Last year, the Pole Canyon and Bald Mountain wildfires burned tens of thousands of acres of forest in the Utah County area of the Wasatch Front. However, the devastation of the wildfires did not end when the flames were extinguished.
"Generally after a wildfire, we experience another natural disaster, which is the flooding and debris flows," said Bronson Smart, a state conservation engineer for the NRCS and the watershed program manager.
Debris flows and flooding are major concerns in areas recently burned by wildfires, especially near populated areas such as the Wasatch Front. The ash from burnt vegetation and soil causes the top layer of soil to become hydrophobic, or water-repelling. When the rainwater water is unable to infiltrate the ground, it runs off into rivers, creating high flood-risks downstream.

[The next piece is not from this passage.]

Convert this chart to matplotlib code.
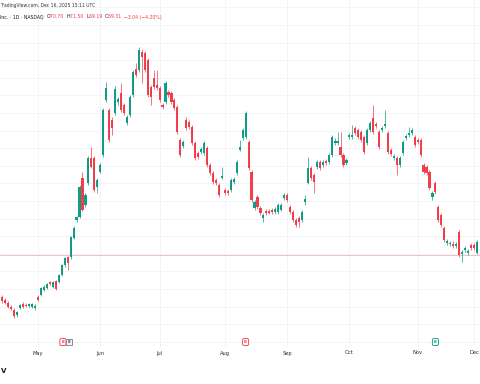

Additionally, excess debris and sediment entering streams threatens water quality. Smart says that debris flows and heavy sediment can pollute springs used for community water supplies, making it more difficult for these water systems to generate clean water.
The NRCS will use the funds to address these immediate issues associated with flooding and debris flow, Smart said, and they will work closely with Utah County to address the community's concerns.
"These watershed plans are locally led for most communities, and that’s important to us here in the state of Utah. It’s a great testament to the partnership we have with the state government, the county governments, the local governments--we all work together to protect the life and property of those who are downstream and their communities," Smart said.
The NRCS is also funding $1 million for Utah County officials to develop a Watershed Management Plan that will address long-term planning for flood control, water supply and recreation challenges associated with future fires.